* [Stored data]:
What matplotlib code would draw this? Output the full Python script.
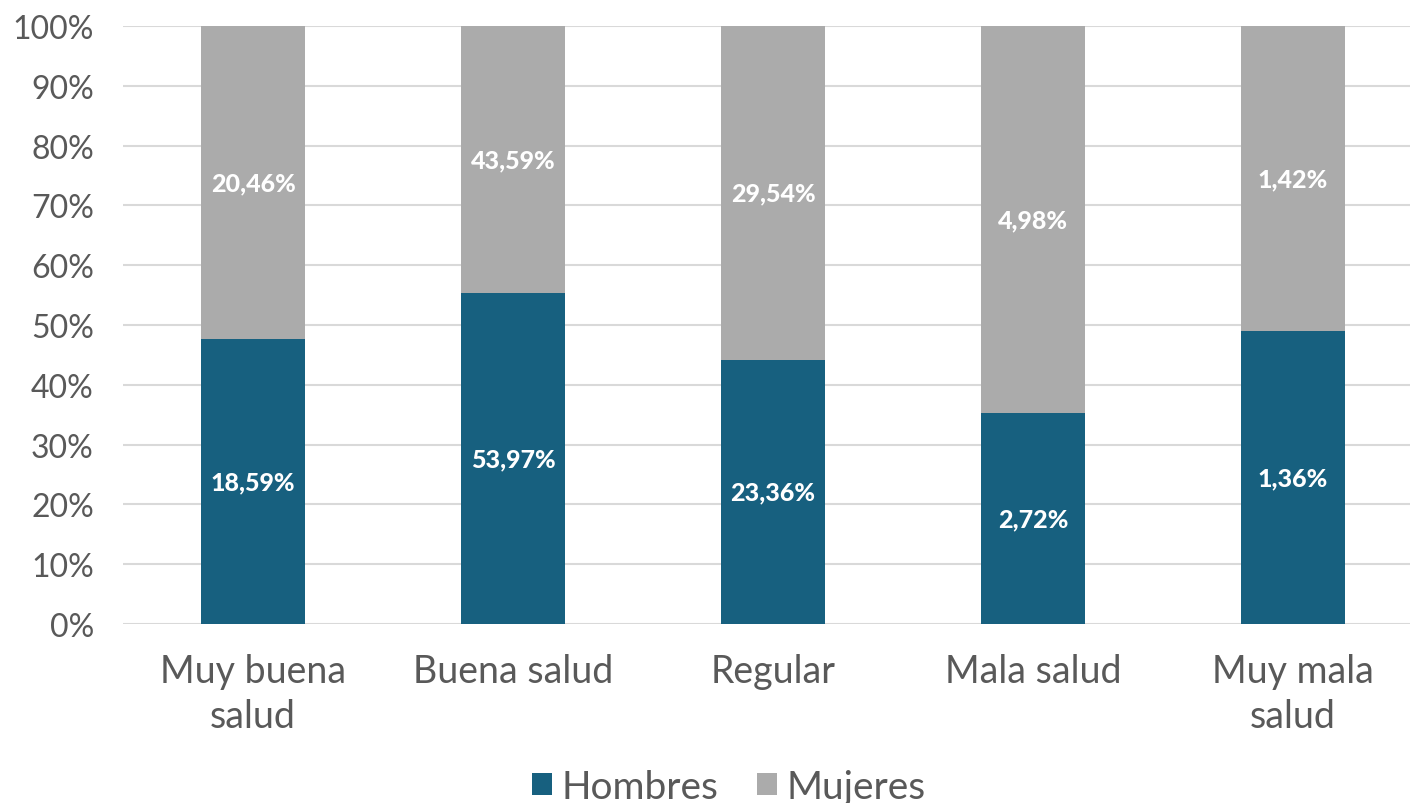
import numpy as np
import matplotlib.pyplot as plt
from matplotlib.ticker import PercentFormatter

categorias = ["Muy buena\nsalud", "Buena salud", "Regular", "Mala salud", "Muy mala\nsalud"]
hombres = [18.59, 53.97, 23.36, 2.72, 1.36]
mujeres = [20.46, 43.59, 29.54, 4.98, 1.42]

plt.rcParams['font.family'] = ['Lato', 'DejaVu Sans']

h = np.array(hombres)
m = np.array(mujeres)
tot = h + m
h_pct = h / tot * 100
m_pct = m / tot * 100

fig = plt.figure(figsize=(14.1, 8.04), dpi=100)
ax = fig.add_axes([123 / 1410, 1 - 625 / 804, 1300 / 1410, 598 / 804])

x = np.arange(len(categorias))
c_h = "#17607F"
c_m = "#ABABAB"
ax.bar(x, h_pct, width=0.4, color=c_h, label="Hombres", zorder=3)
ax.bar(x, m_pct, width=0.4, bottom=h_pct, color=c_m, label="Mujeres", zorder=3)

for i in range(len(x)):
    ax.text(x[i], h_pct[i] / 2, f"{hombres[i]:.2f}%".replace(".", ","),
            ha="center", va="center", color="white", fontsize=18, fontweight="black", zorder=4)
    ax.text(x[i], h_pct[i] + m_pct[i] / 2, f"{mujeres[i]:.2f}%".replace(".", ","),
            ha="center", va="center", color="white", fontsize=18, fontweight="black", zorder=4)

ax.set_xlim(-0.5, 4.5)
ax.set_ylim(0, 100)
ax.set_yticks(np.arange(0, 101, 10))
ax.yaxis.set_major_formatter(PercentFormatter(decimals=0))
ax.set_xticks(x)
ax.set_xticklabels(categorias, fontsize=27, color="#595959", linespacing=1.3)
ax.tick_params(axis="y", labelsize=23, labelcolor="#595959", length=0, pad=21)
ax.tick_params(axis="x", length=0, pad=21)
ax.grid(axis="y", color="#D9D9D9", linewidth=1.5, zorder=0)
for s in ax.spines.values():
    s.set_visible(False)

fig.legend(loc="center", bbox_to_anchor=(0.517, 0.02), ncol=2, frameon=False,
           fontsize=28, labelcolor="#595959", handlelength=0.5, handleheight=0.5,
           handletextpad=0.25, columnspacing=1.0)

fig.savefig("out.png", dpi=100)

* [Exercise instructions]:
Please set down each line of the data above exactly as written, without the pictures.

* [Result of this exercise]:
What matplotlib code would draw this? Output the full Python script.
import numpy as np
import matplotlib.pyplot as plt
from matplotlib.ticker import PercentFormatter

categorias = ["Muy buena\nsalud", "Buena salud", "Regular", "Mala salud", "Muy mala\nsalud"]
hombres = [18.59, 53.97, 23.36, 2.72, 1.36]
mujeres = [20.46, 43.59, 29.54, 4.98, 1.42]

plt.rcParams['font.family'] = ['Lato', 'DejaVu Sans']

h = np.array(hombres)
m = np.array(mujeres)
tot = h + m
h_pct = h / tot * 100
m_pct = m / tot * 100

fig = plt.figure(figsize=(14.1, 8.04), dpi=100)
ax = fig.add_axes([123 / 1410, 1 - 625 / 804, 1300 / 1410, 598 / 804])

x = np.arange(len(categorias))
c_h = "#17607F"
c_m = "#ABABAB"
ax.bar(x, h_pct, width=0.4, color=c_h, label="Hombres", zorder=3)
ax.bar(x, m_pct, width=0.4, bottom=h_pct, color=c_m, label="Mujeres", zorder=3)

for i in range(len(x)):
    ax.text(x[i], h_pct[i] / 2, f"{hombres[i]:.2f}%".replace(".", ","),
            ha="center", va="center", color="white", fontsize=18, fontweight="black", zorder=4)
    ax.text(x[i], h_pct[i] + m_pct[i] / 2, f"{mujeres[i]:.2f}%".replace(".", ","),
            ha="center", va="center", color="white", fontsize=18, fontweight="black", zorder=4)

ax.set_xlim(-0.5, 4.5)
ax.set_ylim(0, 100)
ax.set_yticks(np.arange(0, 101, 10))
ax.yaxis.set_major_formatter(PercentFormatter(decimals=0))
ax.set_xticks(x)
ax.set_xticklabels(categorias, fontsize=27, color="#595959", linespacing=1.3)
ax.tick_params(axis="y", labelsize=23, labelcolor="#595959", length=0, pad=21)
ax.tick_params(axis="x", length=0, pad=21)
ax.grid(axis="y", color="#D9D9D9", linewidth=1.5, zorder=0)
for s in ax.spines.values():
    s.set_visible(False)

fig.legend(loc="center", bbox_to_anchor=(0.517, 0.02), ncol=2, frameon=False,
           fontsize=28, labelcolor="#595959", handlelength=0.5, handleheight=0.5,
           handletextpad=0.25, columnspacing=1.0)

fig.savefig("out.png", dpi=100)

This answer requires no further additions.